El mundo en el que estamos no es suficientemente grande para la cohabitación de los dos sistemas políticos y esto lo saben rusos y chinos hace muchos años. No podemos olvidar que la URSS (Unión de Repúblicas Socialistas Soviéticas), desde comienzos del siglo XX y China desde 1949, han organizado todas las guerras, actos violentos y guerrillas subversivas que se han producido en el planeta, con el único fin de eliminar a la democracia occidental y sojuzgar a aquellos que una vez dominaron el mundo por su superioridad moral e intelectual. La guerra de Ucrania nos ha demostrado dos conclusiones que a veces poníamos en duda.
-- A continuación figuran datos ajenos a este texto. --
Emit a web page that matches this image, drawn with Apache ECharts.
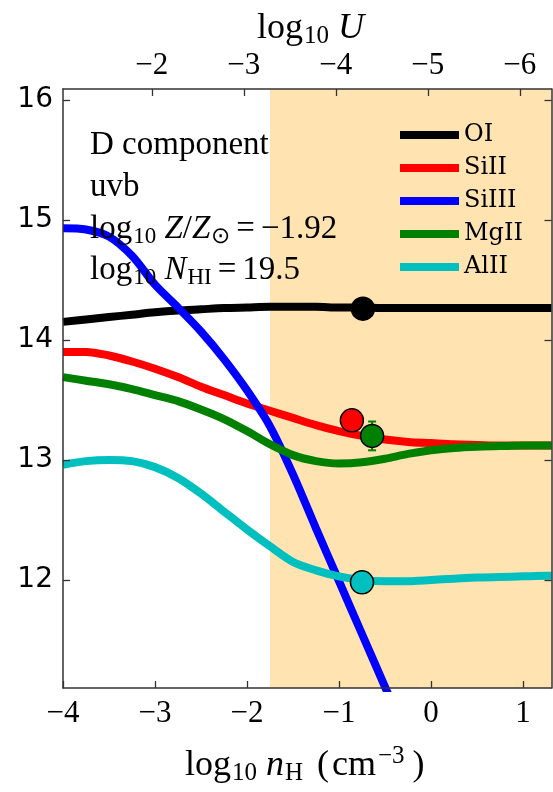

En primer lugar, que la libertad es un deseo al que todos los seres humanos aspiran, excepto aquellos que hacen de la ausencia de libertad de los demás su propia libertad; y, en segundo, que es el individuo, con su ilimitada capacidad de innovación y creatividad, el que genera el progreso económico, tecnológico y cultural. El autoritarismo de Putin o de Xin Jinping, no ha hecho mejores a sus pueblos, sino infinitamente peores y más débiles y esto es gran parte de su peligro. Las ofensivas ucranianas en el Donbas y en Jerson nos muestran que en un escenario de guerra convencional Rusia será derrotada.
La tecnología occidental se está demostrando tremendamente superior y, sobre todo, más pragmática que la rusa, que se quedó en la URSS. No parece que nada relevante haya ocurrido en tecnología militar en Rusia en las últimas décadas. Sus soldados se encuentran con la misma moral que tenían en la I Guerra Mundial, enviados a morir por un régimen corrupto y despótico. La combinación de ambos factores es terrible para Moscú. El peligro ahora es, sin embargo mayor, porque una retirada, aunque sea parcial en Ucrania es el fin del régimen de Putin y este no vacilará en recurrir a cualquier recurso, incluido el nuclear, antes de asumir su final político.
Lo que debemos entender es que ya no es posible una salida negociada. Zelenski se ha encargado de dinamitarla con su éxito y perseverancia, para el bien de la humanidad. Debemos entender que lo que está en juego en Taiwan no es si es parte de China o no, sino si los taiwaneses son libres o no; lo que está en juego en Ucrania es exactamente lo mismo, su libertad y su derecho a ser lo que son, europeos. Si queremos seguir viviendo en el mundo de libertades nacido de la derrota del nazismo y el comunismo, nos veremos abocados a enfrentarnos en el campo de batalla, porque Rusia no va a ceder. La marcha de los acontecimientos bélicos nos dan a entender que pronto Rusia podría solicitar unas negociaciones para salvar los trastos, el problema es que quizás, si no se da prisa, habrá sufrido la derrota militar más humillante de su historia.